→ **WHAT IS NEEDED**: Copy out the material below in full, but not its images.
__________________________________________________
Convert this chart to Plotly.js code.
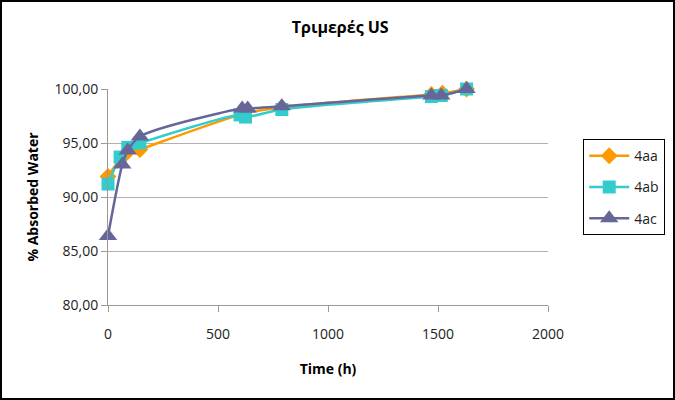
<!DOCTYPE html>
<html>
<head>
<meta charset="utf-8">
<script src="https://cdn.plot.ly/plotly-3.0.1.min.js"></script>
<style>
html,body{margin:0;padding:0;background:#fff;}
#frame{position:absolute;left:0;top:0;width:671px;height:396px;border:2px solid #000;}
#chart{position:absolute;left:-2px;top:-2px;width:675px;height:400px;}
</style>
</head>
<body>
<div id="frame"><div id="chart"></div></div>
<script>
const seriesNames = ["4aa", "4ab", "4ac"];
const time_aa = [0, 75, 145, 615, 790, 1470, 1520, 1630];
const water_aa = [91.9, 93.9, 94.4, 97.7, 98.3, 99.5, 99.6, 100.0];
const time_ab = [0, 55, 90, 145, 600, 625, 790, 1470, 1515, 1630];
const water_ab = [91.2, 93.7, 94.6, 95.0, 97.6, 97.4, 98.1, 99.3, 99.4, 100.0];
const time_ac = [0, 65, 90, 145, 610, 635, 790, 1470, 1515, 1630];
const water_ac = [86.4, 93.0, 94.3, 95.6, 98.2, 98.2, 98.4, 99.4, 99.4, 100.0];
const xTicks = [0, 500, 1000, 1500, 2000];
const yTicks = [80, 85, 90, 95, 100];
const yTickLabels = ["80,00", "85,00", "90,00", "95,00", "100,00"];

const colors = ["#FF9900", "#33CCCC", "#666699"];
const symbols = ["diamond", "square", "triangle-up"];
const sizes = [13, 13, 16];
const xs = [time_aa, time_ab, time_ac];
const ys = [water_aa, water_ab, water_ac];

const traces = seriesNames.map((n, i) => ({
  x: xs[i], y: ys[i], name: n, type: "scatter", mode: "lines+markers",
  legendgroup: n, cliponaxis: false,
  line: {color: colors[i], width: 2.5, shape: "spline", smoothing: 0.8},
  marker: {color: colors[i], symbol: symbols[i], size: sizes[i]},
  hoverinfo: "skip"
}));

const font = "Open Sans, Liberation Sans, sans-serif";
const layout = {
  width: 675, height: 400,
  margin: {l: 108, r: 127, t: 89, b: 95},
  paper_bgcolor: "rgba(0,0,0,0)", plot_bgcolor: "#fff",
  font: {family: font, size: 13, color: "#222"},
  title: {text: "<b>Τριμερές US</b>", x: 0.504, xanchor: "center", y: 0.932, yanchor: "middle",
          font: {family: font, size: 16, color: "#000"}},
  xaxis: {range: [0, 2000], tickvals: xTicks, showgrid: false, zeroline: false, automargin: false,
          showline: true, linecolor: "#999", linewidth: 1, ticks: "outside", ticklen: 6, tickcolor: "#999",
          ticklabelstandoff: 10,
          tickfont: {size: 14, color: "#222"},
          title: {text: "<b>Time (h)</b>", standoff: 22, font: {size: 14, color: "#000"}}},
  yaxis: {range: [80, 100], tickvals: yTicks, ticktext: yTickLabels, showgrid: true, gridcolor: "#b0b0b0", gridwidth: 1,
          zeroline: false, showline: true, linecolor: "#999", linewidth: 1, ticks: "outside", ticklen: 6, tickcolor: "#999",
          automargin: false,
          tickfont: {size: 14, color: "#222"},
          title: {text: "<b>% Absorbed Water</b>", standoff: 12, font: {size: 14, color: "#000"}}},
  legend: {xref: "container", yref: "container", x: 0.864, xanchor: "left", y: 0.652, yanchor: "top",
           bordercolor: "#000", borderwidth: 1,
           bgcolor: "#fff", font: {size: 14, color: "#222"}, traceorder: "grouped", tracegroupgap: 10, itemwidth: 40},
  showlegend: true
};
Plotly.newPlot("chart", traces, layout, {staticPlot: true, displayModeBar: false});
</script>
</body>
</html>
__________________________________________________
→ **RESULT OF THE TASK**:
Convert this chart to Plotly.js code.
<!DOCTYPE html>
<html>
<head>
<meta charset="utf-8">
<script src="https://cdn.plot.ly/plotly-3.0.1.min.js"></script>
<style>
html,body{margin:0;padding:0;background:#fff;}
#frame{position:absolute;left:0;top:0;width:671px;height:396px;border:2px solid #000;}
#chart{position:absolute;left:-2px;top:-2px;width:675px;height:400px;}
</style>
</head>
<body>
<div id="frame"><div id="chart"></div></div>
<script>
const seriesNames = ["4aa", "4ab", "4ac"];
const time_aa = [0, 75, 145, 615, 790, 1470, 1520, 1630];
const water_aa = [91.9, 93.9, 94.4, 97.7, 98.3, 99.5, 99.6, 100.0];
const time_ab = [0, 55, 90, 145, 600, 625, 790, 1470, 1515, 1630];
const water_ab = [91.2, 93.7, 94.6, 95.0, 97.6, 97.4, 98.1, 99.3, 99.4, 100.0];
const time_ac = [0, 65, 90, 145, 610, 635, 790, 1470, 1515, 1630];
const water_ac = [86.4, 93.0, 94.3, 95.6, 98.2, 98.2, 98.4, 99.4, 99.4, 100.0];
const xTicks = [0, 500, 1000, 1500, 2000];
const yTicks = [80, 85, 90, 95, 100];
const yTickLabels = ["80,00", "85,00", "90,00", "95,00", "100,00"];

const colors = ["#FF9900", "#33CCCC", "#666699"];
const symbols = ["diamond", "square", "triangle-up"];
const sizes = [13, 13, 16];
const xs = [time_aa, time_ab, time_ac];
const ys = [water_aa, water_ab, water_ac];

const traces = seriesNames.map((n, i) => ({
  x: xs[i], y: ys[i], name: n, type: "scatter", mode: "lines+markers",
  legendgroup: n, cliponaxis: false,
  line: {color: colors[i], width: 2.5, shape: "spline", smoothing: 0.8},
  marker: {color: colors[i], symbol: symbols[i], size: sizes[i]},
  hoverinfo: "skip"
}));

const font = "Open Sans, Liberation Sans, sans-serif";
const layout = {
  width: 675, height: 400,
  margin: {l: 108, r: 127, t: 89, b: 95},
  paper_bgcolor: "rgba(0,0,0,0)", plot_bgcolor: "#fff",
  font: {family: font, size: 13, color: "#222"},
  title: {text: "<b>Τριμερές US</b>", x: 0.504, xanchor: "center", y: 0.932, yanchor: "middle",
          font: {family: font, size: 16, color: "#000"}},
  xaxis: {range: [0, 2000], tickvals: xTicks, showgrid: false, zeroline: false, automargin: false,
          showline: true, linecolor: "#999", linewidth: 1, ticks: "outside", ticklen: 6, tickcolor: "#999",
          ticklabelstandoff: 10,
          tickfont: {size: 14, color: "#222"},
          title: {text: "<b>Time (h)</b>", standoff: 22, font: {size: 14, color: "#000"}}},
  yaxis: {range: [80, 100], tickvals: yTicks, ticktext: yTickLabels, showgrid: true, gridcolor: "#b0b0b0", gridwidth: 1,
          zeroline: false, showline: true, linecolor: "#999", linewidth: 1, ticks: "outside", ticklen: 6, tickcolor: "#999",
          automargin: false,
          tickfont: {size: 14, color: "#222"},
          title: {text: "<b>% Absorbed Water</b>", standoff: 12, font: {size: 14, color: "#000"}}},
  legend: {xref: "container", yref: "container", x: 0.864, xanchor: "left", y: 0.652, yanchor: "top",
           bordercolor: "#000", borderwidth: 1,
           bgcolor: "#fff", font: {size: 14, color: "#222"}, traceorder: "grouped", tracegroupgap: 10, itemwidth: 40},
  showlegend: true
};
Plotly.newPlot("chart", traces, layout, {staticPlot: true, displayModeBar: false});
</script>
</body>
</html>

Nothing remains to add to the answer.